Quebec has the country’s only legislation requiring automakers to sell a minimum number of electric, plug-in hybrid and hydrogen fuel-cell vehicles. Starting with the 2018 model year, 3.5 per cent of all auto sales in the province will have to be from those types of vehicles. The threshold rises to 15.5 per cent for 2025.

Companies that don’t meet the targets will have to buy credits from other automakers that do.

Automakers say it will be very challenging to meet the threshold because electric vehicles make up only a sliver of the market. In Canada, just 0.56 per cent of vehicles sold last year were electric. Quebec’s rate is about one per cent.

David Adams, president of the Global Automakers of Canada and a member of the new federal advisory group, said the government’s unwillingness to set a national threshold on electric vehicles makes sense.

“Whether it’s Quebec or the federal government we don’t disagree with the objective of moving towards the decarbonization of transportation, we just maybe are at odds sometimes in terms of how quickly we can get there and what means,” he said, adding there are less costly ways to reduce transportation emissions than favouring one technology.

Pollution Probe CEO Ingrid Thompson said the appointment of the panel on which her group is a member is an important step.

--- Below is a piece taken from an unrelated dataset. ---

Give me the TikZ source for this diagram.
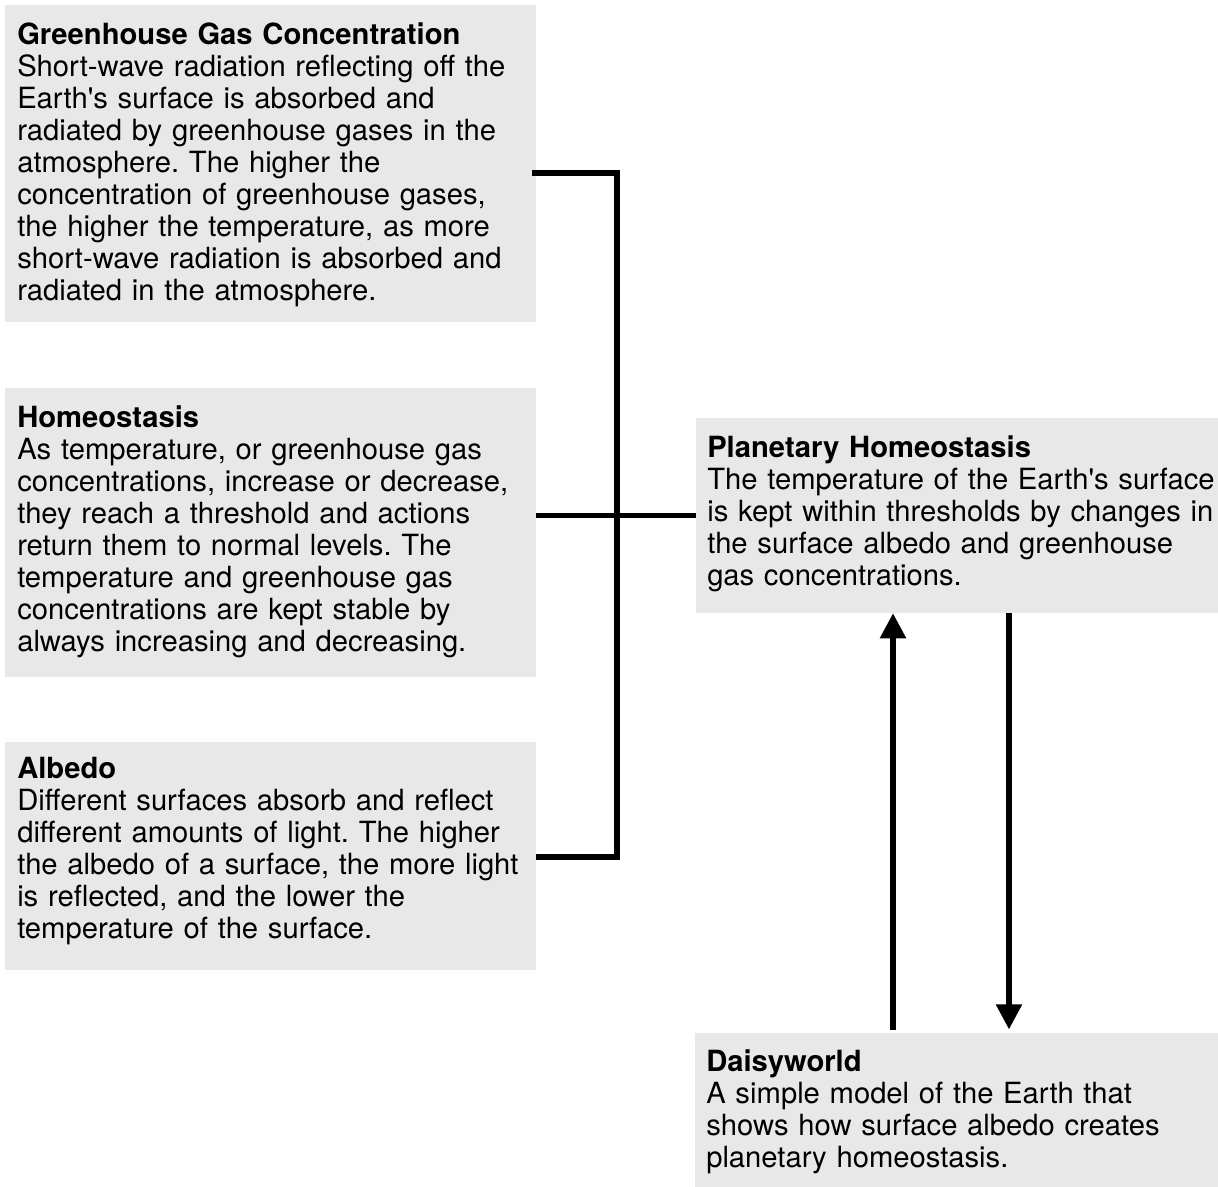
\documentclass[tikz,border=0pt]{standalone}
\usepackage{fontspec}
\setmainfont{TeX Gyre Heros}
\usetikzlibrary{arrows.meta}
\definecolor{boxgrey}{HTML}{E8E8E8}
\begin{document}
\frenchspacing
\begin{tikzpicture}[x=0.75pt,y=-0.75pt,
  box/.style={draw=none, fill=boxgrey, inner sep=0pt},
  txt/.style={anchor=north west, inner sep=0pt, align=left, text width=420pt,
    font=\fontsize{21.9pt}{24pt}\selectfont},
  conn/.style={line width=4pt, line cap=butt, line join=miter},
  arr/.style={line width=4pt, -{Triangle[length=18.75pt,width=18.75pt]}}]
\useasboundingbox (0,0) rectangle (1218,1187);
% boxes
\node[box, minimum width=398.25pt, minimum height=237.75pt] (ghg) at (270.5,163.5) {};
\node[box, minimum width=398.25pt, minimum height=216.75pt] (hom) at (270.5,532.5) {};
\node[box, minimum width=398.25pt, minimum height=171pt] (alb) at (270.5,856) {};
\node[box, minimum width=391.5pt, minimum height=146.25pt] (pl) at (957,515.5) {};
\node[box, minimum width=392.25pt, minimum height=115.5pt] (dw) at (956.5,1110) {};
% texts
\node[txt] (ghgt) at (17,20) {\rule{0pt}{18pt}\textbf{Greenhouse Gas Concentration}\\
Short-wave radiation reflecting off the\\
Earth\textquotesingle s surface is absorbed and\\
radiated by greenhouse gases in the\\
atmosphere. The higher the\\
concentration of greenhouse gases,\\
the higher the temperature, as more\\
short-wave radiation is absorbed and\\
radiated in the atmosphere.};
\node[txt] (homt) at (17,403) {\rule{0pt}{18pt}\textbf{Homeostasis}\\
As temperature, or greenhouse gas\\
concentrations, increase or decrease,\\
they reach a threshold and actions\\
return them to normal levels. The\\
temperature and greenhouse gas\\
concentrations are kept stable by\\
always increasing and decreasing.};
\node[txt] (albt) at (17,754) {\rule{0pt}{18pt}\textbf{Albedo}\\
Different surfaces absorb and reflect\\
different amounts of light. The higher\\
the albedo of a surface, the more light\\
is reflected, and the lower the\\
temperature of the surface.};
\node[txt] (plt) at (707,433) {\rule{0pt}{18pt}\textbf{Planetary Homeostasis}\\
The temperature of the Earth\textquotesingle s surface\\
is kept within thresholds by changes in\\
the surface albedo and greenhouse\\
gas concentrations.};
\node[txt] (dwt) at (706,1047) {\rule{0pt}{18pt}\textbf{Daisyworld}\\
A simple model of the Earth that\\
shows how surface albedo creates\\
planetary homeostasis.};
% connectors
\coordinate (jt) at (617,173);
\coordinate (jb) at (617,857);
\draw[conn] ([xshift=-3pt]ghg.east |- jt) -- (jt) -- (jb) -- (alb.east |- jb);
\draw[conn] (hom.east |- pl.west) -- (pl.west);
\coordinate (ua) at (893,0);
\coordinate (da) at (1009,0);
\draw[arr, shorten <=2.25pt] (dw.north -| ua) -- (pl.south -| ua);
\draw[arr, shorten >=2.5pt] (pl.south -| da) -- (dw.north -| da);
\end{tikzpicture}
\end{document}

“This is a very good day for clean air in Canada and climate,” she said from Toronto.

Garneau also wouldn’t say if Ottawa is prepared to offer a federal purchase rebate on top of the thousands of dollars that are available in some provinces.

“These are questions that we are going to look at in the course of the next year as this advisory council comes back to us and tells us what are the winning conditions to increase sale of zero-emissions vehicles,” he said.

Quebec Natural Resources Minister Pierre Arcand applauded Ottawa’s commitment to work with provinces to develop a realistic approach to increase ZEV sales, but said a national rebate should be introduced.

“Of course it would certainly help,” he said, adding that the challenge is also to entice purchases of more electric trucks, which pollute 11 times less than those powered by diesel.

Thompson said any discussion of federal rebates is premature before letting the advisory group do its work.

The federal government estimates that cars and light trucks accounted for 12 per cent of the country’s total emissions in 2015.